The welcome but unexpected contract settlement reached with the BCTF means B.C. parents can now breathe a small sigh of relief for the coming school year. However, with a provincial election less than a year away, it’s fair to wonder what Adrian Dix and the NDP would have done, or would do, if they were in government and negotiating with the BCTF.
Unfortunately, Adrian Dix and the NDP appear to have taken a vow of perpetual silence on this subject (and on many others as well) and Dix has repeatedly refused to say what the NDP would have done, or would do, BCTF-wise. This is poor form for a political leader because it doesn’t provide the public with any way to gauge the merits of the approach an NDP government under Adrian Dix would take.

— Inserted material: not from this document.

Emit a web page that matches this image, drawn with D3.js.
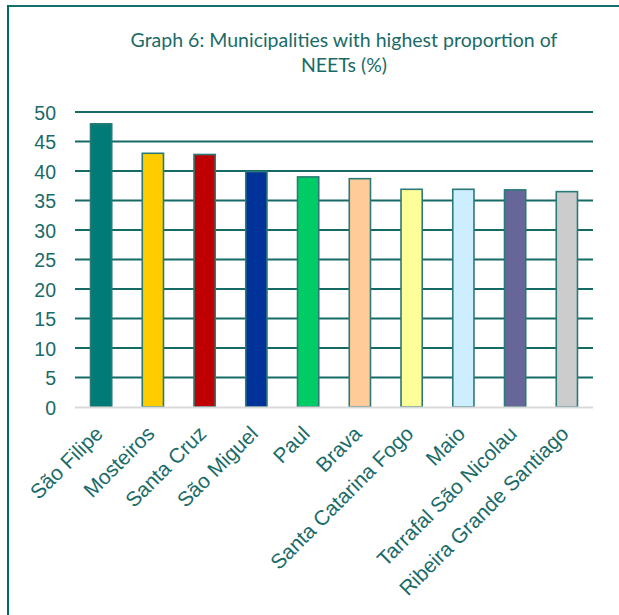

Fortunately, the not-so-distant past provides us with a pretty good idea how Adrian Dix would likely go about negotiating a BCTF contract, because when he was NDP Premier Glen Clark’s chief of staff in the dying days of the NDP regime of the late 1990s, Dix helped orchestrate a notoriously one-sided “sweetheart” deal with the BCTF.
Although the contract was sold to the public as a fiscally restrained 0-0-2 settlement, the arithmetic of the contract terms yielded a very different 11-per -cent total once the province’s school district administrators crunched the numbers. The real cost of Dix’s 0-0-2 BCTF contract amounted to an additional $1.3 billion (in 1990s dollars) for B.C. taxpayers and it led to the now famous headline, “NDP math: 0+0+2=11.”
So while parents, students and school staff look forward to a relatively normal school year this coming fall, we should also take some time to reflect on the lessons of history and the wonky NDP math that nearly sank this province. And after that it’s time for Adrian Dix to break his vow of silence and let the public in on whatever it is he’s got hidden up his sleeve for us this time around.